BAS frequency and how it affects planning
Australian businesses may report GST monthly, quarterly, or annually depending on registration status and turnover circumstances. The reporting frequency does not change the GST logic, but it does change cash flow rhythm and how often you need to reconcile your records. Many small businesses report quarterly, while larger businesses often report monthly. Better forecasting can help you avoid spending funds that should be reserved for tax remittance.
| Reporting Cycle | Typical Use Case | Cash Flow Effect | Practical Benefit |
|---|---|---|---|
| Monthly | Often used by larger or fast moving businesses | Smaller, more frequent payments or refunds | Closer monitoring and earlier issue detection |
| Quarterly | Common for many small and medium businesses | Less frequent, larger payment cycles | Balanced admin load and manageable compliance cadence |
| Annually | Limited cases for eligible smaller entities | Longer gap before final settlement | Lower reporting frequency, but careful year long recordkeeping required |
Real statistics and why they matter
Understanding the size of Australia’s GST system helps explain why accurate reporting matters. According to official Australian budget and tax reporting materials, GST raises tens of billions of dollars in revenue each year nationally and remains a major part of Commonwealth and state funding arrangements. Australia’s standard GST rate is 10%, which is lower than the standard VAT or GST rates used in many OECD economies, where rates commonly sit between 15% and 25%. That lower rate does not remove compliance responsibility. It simply means the tax component is smaller than in many other jurisdictions, while recordkeeping obligations remain significant.
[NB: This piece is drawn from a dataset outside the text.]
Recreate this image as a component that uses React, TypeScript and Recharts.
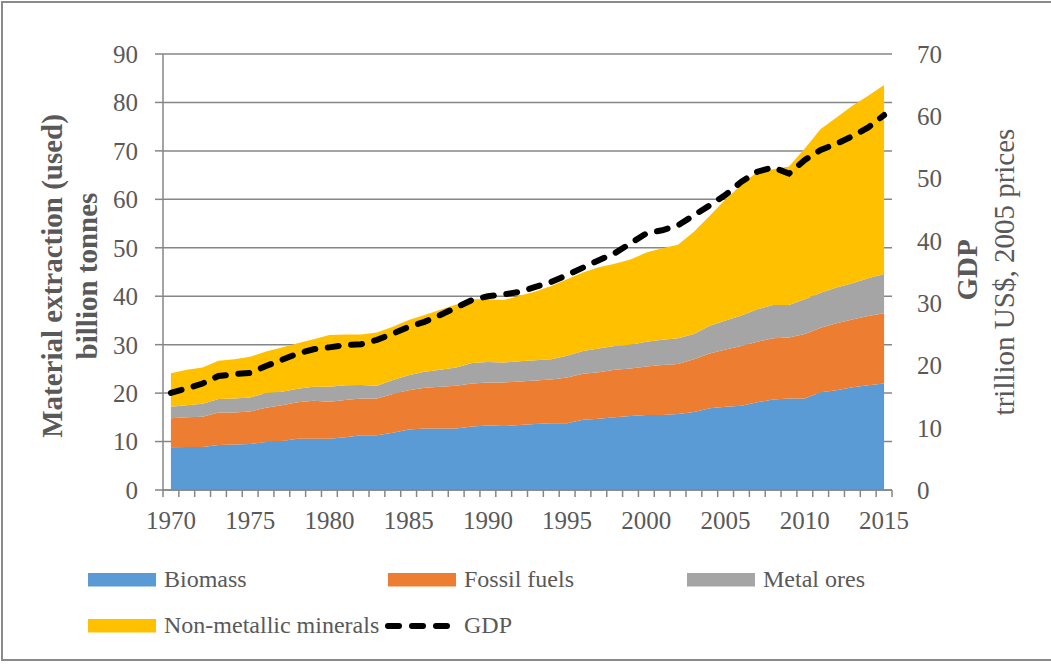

| Statistic | Australia Figure | Why It Matters for Businesses |
|---|---|---|
| Standard GST rate | 10% | Core rate used for most taxable supplies and credit calculations |
| OECD average standard VAT or GST rate | About 19% | Shows Australia uses a comparatively lower broad consumption tax rate |
| National GST collections | Tens of billions of dollars annually in recent federal reporting | Highlights the scale of GST compliance and BAS accuracy |
The most useful takeaway is not just the headline numbers. It is that even a relatively simple 10% tax can create material liabilities when sales volumes increase. A business with $1,100,000 in GST inclusive taxable sales over a year is effectively collecting $100,000 in GST before purchase credits. That is a major cash flow item that should be tracked separately from business income.
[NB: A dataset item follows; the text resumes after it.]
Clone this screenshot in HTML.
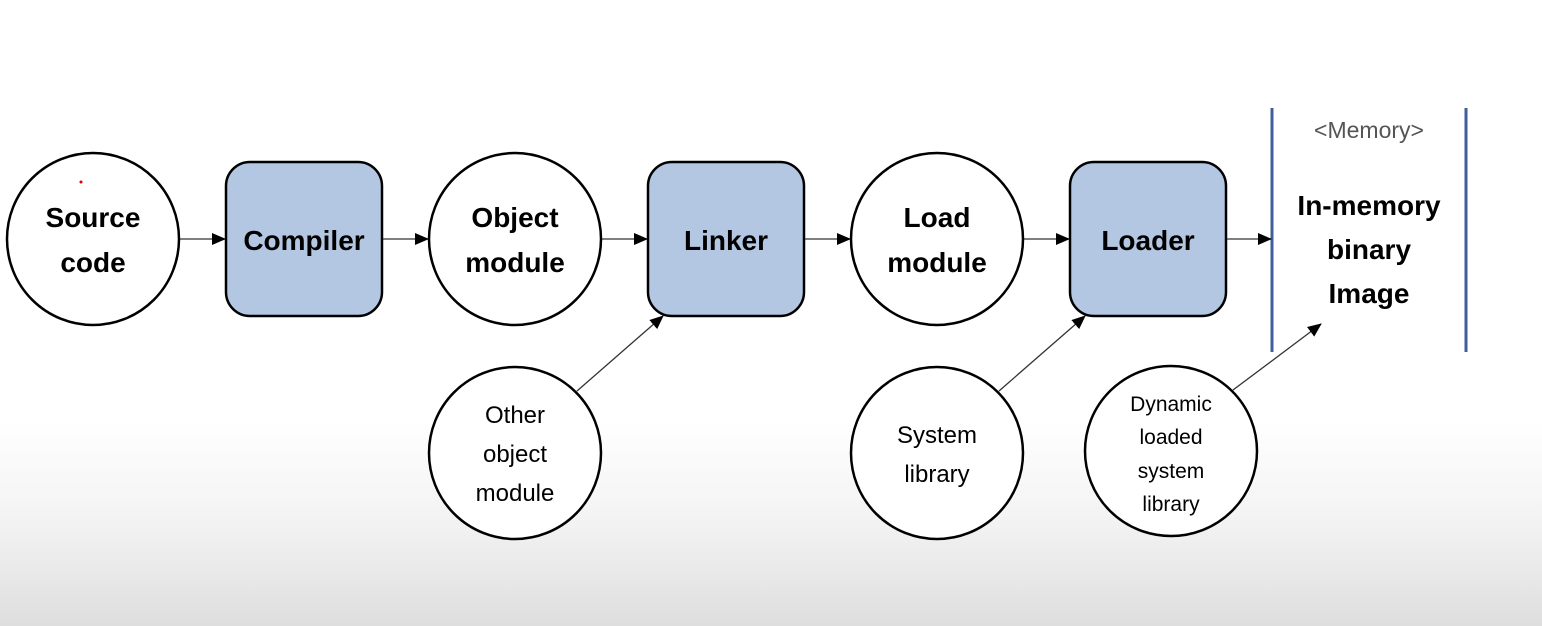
<!DOCTYPE html>
<html><head><meta charset="utf-8"><style>
html,body{margin:0;padding:0;width:1542px;height:626px;overflow:hidden}
body{background:linear-gradient(to bottom,#fff 0,#fff 420px,#f3f3f3 520px,#dedede 626px)}
svg{position:absolute;left:0;top:0}
text{font-family:"Liberation Sans",sans-serif;text-anchor:middle;fill:#000}
.b{font-weight:bold;font-size:28px}
.s{font-size:24px}
</style></head><body>
<svg width="1542" height="626" viewBox="0 0 1542 626">
<defs>
<marker id="a2" markerWidth="14" markerHeight="14" refX="13" refY="6" orient="auto" markerUnits="userSpaceOnUse"><path d="M0,0 L14,6 L0,12 z" fill="#000"/></marker></defs>
<g fill="#fff" stroke="#000" stroke-width="2.5">
<ellipse cx="93" cy="239" rx="86" ry="86"/>
<ellipse cx="515" cy="239" rx="86" ry="86"/>
<ellipse cx="937" cy="239" rx="86" ry="86"/>
<ellipse cx="515" cy="453" rx="86" ry="86"/>
<ellipse cx="937" cy="453" rx="86" ry="86"/>
<ellipse cx="1171" cy="451" rx="86" ry="85"/>
</g>
<g fill="#b4c7e2" stroke="#000" stroke-width="2.5">
<rect x="226" y="162" width="156" height="154" rx="24"/>
<rect x="648" y="162" width="156" height="154" rx="24"/>
<rect x="1070" y="162" width="156" height="154" rx="24"/>
</g>
<g stroke="#3f5f9a" stroke-width="3"><line x1="1272" y1="108" x2="1272" y2="352"/><line x1="1466" y1="108" x2="1466" y2="352"/></g>
<g stroke="#333" stroke-width="1.3" fill="none">
<line x1="180" y1="239" x2="225" y2="239" marker-end="url(#a2)"/>
<line x1="383" y1="239" x2="428" y2="239" marker-end="url(#a2)"/>
<line x1="602" y1="239" x2="647" y2="239" marker-end="url(#a2)"/>
<line x1="805" y1="239" x2="850" y2="239" marker-end="url(#a2)"/>
<line x1="1024" y1="239" x2="1069" y2="239" marker-end="url(#a2)"/>
<line x1="1227" y1="239" x2="1271" y2="239" marker-end="url(#a2)"/>
<line x1="577" y1="391" x2="663" y2="316" marker-end="url(#a2)"/>
<line x1="999" y1="391" x2="1085" y2="316" marker-end="url(#a2)"/>
<line x1="1233" y1="390" x2="1321" y2="324" marker-end="url(#a2)"/>
</g>
<circle cx="81" cy="182" r="1.5" fill="#d00"/>
<text class="b" x="93" y="227">Source</text><text class="b" x="93" y="272">code</text>
<text class="b" x="304" y="250">Compiler</text>
<text class="b" x="515" y="227">Object</text><text class="b" x="515" y="272">module</text>
<text class="b" x="726" y="250">Linker</text>
<text class="b" x="937" y="227">Load</text><text class="b" x="937" y="272">module</text>
<text class="b" x="1148" y="250">Loader</text>
<text x="1369" y="138" style="font-size:23px;fill:#555">&lt;Memory&gt;</text>
<text class="b" x="1369" y="215">In-memory</text><text class="b" x="1369" y="259">binary</text><text class="b" x="1369" y="303">Image</text>
<text class="s" x="515" y="423">Other</text><text class="s" x="515" y="462">object</text><text class="s" x="515" y="501">module</text>
<text class="s" x="937" y="443">System</text><text class="s" x="937" y="482">library</text>
<text x="1171" y="411" style="font-size:21px">Dynamic</text><text x="1171" y="444" style="font-size:21px">loaded</text><text x="1171" y="478" style="font-size:21px">system</text><text x="1171" y="511" style="font-size:21px">library</text>
</svg>
</body></html>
Practical recordkeeping tips
Strong GST compliance is mostly about clean records. Reconcile sales and purchase reports regularly, confirm whether reports are GST inclusive or exclusive, and review coding for unusual transactions. If your business has mixed supplies, such as taxable and input taxed revenue, you may need a more detailed apportionment method. Businesses with vehicles, entertainment, staff reimbursements, or partly private expenses should be especially careful.
- Review chart of accounts and tax codes in your accounting software monthly.
- Store valid tax invoices digitally and make them easy to retrieve.
- Separate taxable, GST free, and input taxed income lines.
- Track private use percentages for mixed expenses.
- Set aside estimated GST funds in a separate bank account if cash flow is tight.
Authoritative resources you should consult
For official guidance, review the ATO material on GST for businesses, BAS and activity statements from the Australian Taxation Office BAS guidance, and broader consumption tax comparisons from the OECD consumption tax resources. These sources are useful when checking rates, reporting obligations, and policy context.
Final takeaway
Calculating GST payable to the ATO does not have to be complicated if you use a consistent method. Start by isolating taxable sales, work out the GST component correctly, identify only those business purchases that generate valid GST credits, and subtract credits from GST collected. The result is your estimated net GST payable or refundable for the reporting period. A good calculator can save time, but the real advantage comes from accurate bookkeeping and an informed understanding of how GST works in your business model.